Advanced strategies that some executives use:

  • Portfolio loans from private or local banks that tailor terms for high‑net‑worth clients and weigh assets heavily.
  • Bank‑statement or other non‑QM jumbo programs for complex income.
  • Securities‑based lending or lines of credit to bridge timing on sales or vesting events. These tools carry separate risks and costs and require careful coordination.

Smart timeline and offer strategy

In a competitive McLean segment, clean financing strengthens your offer. Secure a detailed pre‑approval with a jumbo‑savvy lender, not just a quick pre‑qualification. Align your financing timeline with appraisal expectations, HOA reviews for condos, and any liquidity events you plan to use for funds to close.

If you are choosing an ARM, map out potential rate scenarios and your expected time in the property. If you are using equity compensation for your down payment, coordinate vesting and sale windows early so funds are seasoned and documented by the time you write.

The bottom line for McLean buyers

Jumbo financing is common in McLean and Northern Virginia. The playbook is simple: know your county’s conforming limit, prepare a strong file, choose a lender that understands local luxury valuations, and select a loan structure that matches your risk profile and timeline. With the right preparation, a jumbo should feel straightforward, not stressful.
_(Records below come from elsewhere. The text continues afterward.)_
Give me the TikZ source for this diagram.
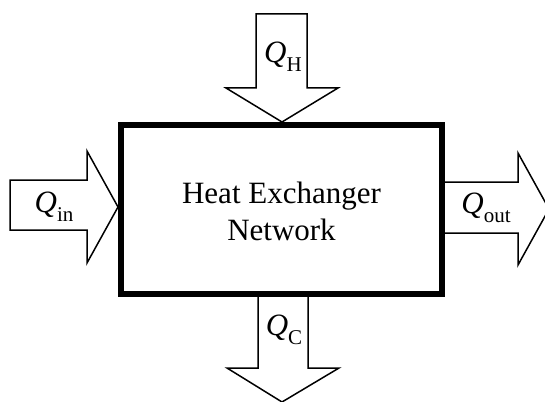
\documentclass[tikz,border=0pt]{standalone}
\usepackage{fontspec}
\setmainfont{Liberation Serif}
\newcommand{\qlab}[1]{{\itshape Q}\raisebox{-0.28em}{\fontsize{21}{21}\selectfont #1}}
\begin{document}
\begin{tikzpicture}[x=1pt,y=-1pt,
  flow/.style={draw=black,line width=1.5pt,fill=white,line join=miter},
  hbox/.style={draw=black,line width=5.5pt,fill=white,minimum width=321pt,minimum height=169pt,inner sep=0pt},
  lab/.style={font=\fontsize{31}{37}\selectfont,align=center,inner sep=0pt}]
\useasboundingbox (0,0) rectangle (545,401);
% top arrow
\draw[flow] (256,14) -- (307,14) -- (307,88) -- (338,88) -- (282,122) -- (226,88) -- (256,88) -- cycle;
% left arrow
\draw[flow] (10,180) -- (87,180) -- (87,151) -- (118,207) -- (87,263) -- (87,230) -- (10,230) -- cycle;
% right arrow
\begin{scope}
\clip (0,0) rectangle (545,401);
\draw[flow] (442,182) -- (518,182) -- (518,153) -- (549,209) -- (518,265) -- (518,233) -- (442,233) -- cycle;
\end{scope}
% bottom arrow
\draw[flow] (258,294) -- (308,294) -- (308,368) -- (339,368) -- (282,402) -- (227,368) -- (258,368) -- cycle;
% box
\node[hbox] (hen) at (281.5,209.5) {};
\node[lab] (hentext) at (281.5,211) {Heat Exchanger\\Network};
% labels
\node[lab] (qh) at (283,57) {\qlab{H}};
\node[lab] (qin) at (54,207) {\qlab{in}};
\node[lab] (qout) at (486,208) {\qlab{out}};
\node[lab] (qc) at (284,330) {\qlab{C}};
\end{tikzpicture}
\end{document}
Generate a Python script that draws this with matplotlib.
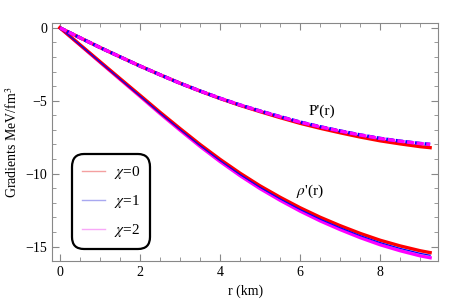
import numpy as np
import matplotlib.pyplot as plt
from matplotlib.ticker import MultipleLocator

plt.rcParams['font.family'] = ['Liberation Serif', 'DejaVu Serif']
plt.rcParams['mathtext.fontset'] = 'stix'

# radius (km)
r = [0, 0.5, 1, 1.5, 2, 2.5, 3, 3.5, 4, 4.5, 5, 5.5, 6, 6.5, 7, 7.5, 8, 8.5, 9, 9.25]

# pressure gradient P'(r)
p_chi0 = [0, -0.68, -1.35, -1.99, -2.62, -3.22, -3.80, -4.34, -4.85, -5.32,
          -5.75, -6.16, -6.55, -6.89, -7.20, -7.49, -7.75, -7.96, -8.15, -8.22]
p_chi1 = [0, -0.68, -1.35, -1.99, -2.62, -3.22, -3.80, -4.33, -4.83, -5.29,
          -5.70, -6.09, -6.46, -6.78, -7.07, -7.34, -7.58, -7.77, -7.93, -7.99]
p_chi2 = [0, -0.68, -1.35, -1.99, -2.62, -3.22, -3.80, -4.33, -4.83, -5.29,
          -5.71, -6.10, -6.47, -6.79, -7.08, -7.35, -7.59, -7.78, -7.94, -8.00]

# density gradient rho'(r)
rho_chi0 = [0, -1.16, -2.32, -3.48, -4.63, -5.79, -6.91, -8.00, -9.02, -9.97,
            -10.84, -11.62, -12.34, -12.99, -13.57, -14.10, -14.57, -14.96, -15.29, -15.42]
rho_chi1 = [0, -1.17, -2.34, -3.51, -4.67, -5.84, -6.97, -8.07, -9.10, -10.06,
            -10.94, -11.73, -12.46, -13.12, -13.71, -14.25, -14.73, -15.13, -15.47, -15.60]
rho_chi2 = [0, -1.18, -2.36, -3.53, -4.70, -5.88, -7.02, -8.13, -9.17, -10.14,
            -11.03, -11.83, -12.57, -13.24, -13.84, -14.39, -14.88, -15.29, -15.64, -15.77]

labels = [r'$\chi$=0', r'$\chi$=1', r'$\chi$=2']

fig = plt.figure(figsize=(4.63, 3.05), dpi=100)
ax = fig.add_axes([0.1123, 0.144, 0.834, 0.781])

# lower curves
ax.plot(r, rho_chi2, color='magenta', lw=2.4)
ax.plot(r, rho_chi0, color='red', lw=2.4)
ax.plot(r, rho_chi1, color='blue', lw=0.9)

# upper curves
ax.plot(r, p_chi0, color='red', lw=2.4)
ax.plot(r, p_chi1, color='blue', lw=2.4, ls=(0.5, (2.2, 0.7)))
ax.plot(r, p_chi2, color='magenta', lw=2.4, ls=(0, (2.2, 0.7)))

ax.text(6.54, -5.75, "P'(r)", fontsize=11, ha='center', va='center')
ax.text(6.25, -11.24, r"$\rho$'(r)", fontsize=11, ha='center', va='center')

# legend with faded samples
for c, lab in zip(['#f4a0a0', '#a8a8f0', '#f8a8f8'], labels):
    ax.plot([], [], color=c, lw=1, label=lab)
leg = ax.legend(loc='lower left', bbox_to_anchor=(0.052, 0.05), fontsize=11,
                frameon=True, fancybox=True, handlelength=1.5,
                labelspacing=0.78, borderpad=0.65, handletextpad=0.6,
                borderaxespad=0)
frame = leg.get_frame()
frame.set_edgecolor('black')
frame.set_linewidth(1.6)
frame.set_alpha(1)
frame.set_boxstyle('round,pad=0.0,rounding_size=0.8')

ax.set_xlim(-0.2, 9.45)
ax.set_ylim(-16.0, 0.34)
ax.xaxis.set_major_locator(MultipleLocator(2))
ax.xaxis.set_minor_locator(MultipleLocator(0.5))
ax.yaxis.set_major_locator(MultipleLocator(5))
ax.yaxis.set_minor_locator(MultipleLocator(1))
ax.tick_params(which='both', direction='in', top=True, right=True,
               color='#888888', labelsize=10)
ax.tick_params(which='major', length=5)
ax.tick_params(which='minor', length=3)
for s in ax.spines.values():
    s.set_color('#888888')

ax.set_xlabel('r (km)', fontsize=10)
ax.set_ylabel('Gradients MeV/fm$^3$', fontsize=10)

fig.savefig('out.png', dpi=100)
If you want a seasoned, discreet advisor to align your purchase strategy with McLean’s high‑end market, connect with Jeff Lockard. You will get clear guidance, measured advice, and a polished process from search to settlement.

FAQs

What defines a jumbo loan in Virginia?

  • A jumbo loan is any mortgage that exceeds the FHFA’s conforming loan limit for the county. The 2024 one‑unit baseline is $766,550, with high‑cost areas capped at $1,149,825.

How do jumbo loans differ from conforming loans?

  • Jumbos are not purchased by Fannie Mae or Freddie Mac, so lenders set stricter standards for credit, DTI, down payment, reserves, and documentation.

What down payment is typical for a jumbo in McLean?

  • Many borrowers put 20 to 30 percent down. Some lenders offer 10 to 15 percent down to very strong borrowers with larger reserves and excellent credit.

What credit score is usually required for jumbo loans?

  • A 740 or higher score is commonly preferred for the best pricing, though some programs allow lower scores with tradeoffs.

How much in reserves should I plan for?

  • Many jumbo programs ask for 6 to 12 months of PITI in verifiable reserves for a primary residence, with more required for certain scenarios.

Are jumbo mortgage rates higher than conforming?

  • Historically yes, but the spread moves with markets. In parts of 2023–2024, some jumbos priced near conforming. Current quotes are what matter.

Can I use RSUs or bonuses for my down payment?

  • Often yes, with proper documentation. Expect to show history, vesting, liquidation, and sufficient seasoning of funds.

Do luxury properties require different appraisals?

  • You will typically need a full appraisal by a professional experienced with high‑end properties. Unique estates may require additional analysis or a second appraisal.